Lathe leveling/parallelism using shop made levelers..

I don't necessarily disagree with anything you said. However, all lathes need to be checked and aligned from time to time and this will make that process quick and painless. I also have no intentions of ever moving it. I may do away with the wheels and/or make some brackets for levelers on the bench. The workbench has many things in it's favor such as the available storage right at the machine and the fact that it weighs 455lbs. empty. Those things put it far ahead of the sheet metal cabinets that these are typically mounted on in my opinion. The top is over an inch thick and made from many laminated strips of fingerjointed hardwood that are sealed. That should help to stabilize it even though I agree that it is likely to move at least some.

Agreed. And far better than it was. I was just sayin..........................Bob
 
I've written countless times on leveling machines, especially mills and lathes. The real point of leveling lathes is straightened bed and ways, by each foot bearing it's proportion of machine, tooling and part weight.
Sure, oil levels and coolant drainage like level, but the ways can be straight even inclined in both planes. However, adjusting and maintaining that is ridiculous, whereas ease measuring level is the same no matter who is doing it. One truth to leveling, unless foundation is perfect, the machine will settle over time, requiring a re-check.
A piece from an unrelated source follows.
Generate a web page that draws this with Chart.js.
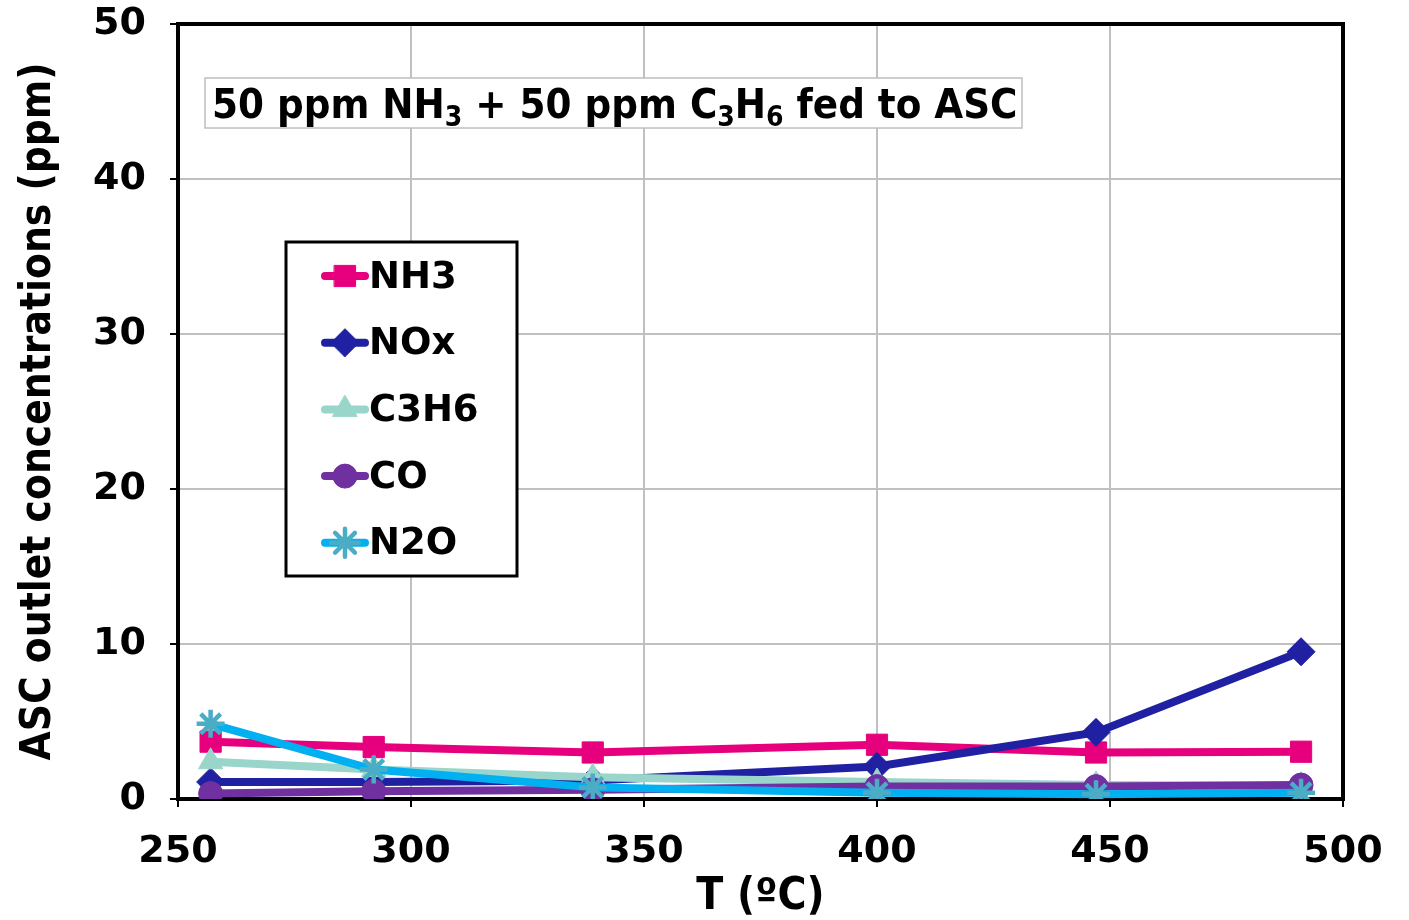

Generally, lathes though have greater variety of footprint contours than most machine types. Stands to reason, possible corrections also vary widely.
Your adjustment pads are a very reasonable solution. To address concerns mentioned of the thin cast feet, I'd make one change quickly.
a] No matter how flat wood top looks, it isn't. The pads correct that distributing load like a big washer, and adjust bed into one common plane.
b] As the plate contacting the feet is (IMNSHO) on the thin side, and feet are not face-milled, their contact is minimal. Inner side of bolting slot not machined either.....
My recommendation is one or two layers of simple hobby felt; cut to size, between them. A few times, have 'glued' them, sandwiched between foot and plate with boat trailer bearing grease......no rust or dissimilar material issues, won't wash out, compresses once and that's it. Many forms of rubber are degraded by coolants, and lubricants. Cork? No. Regular cardboard? No.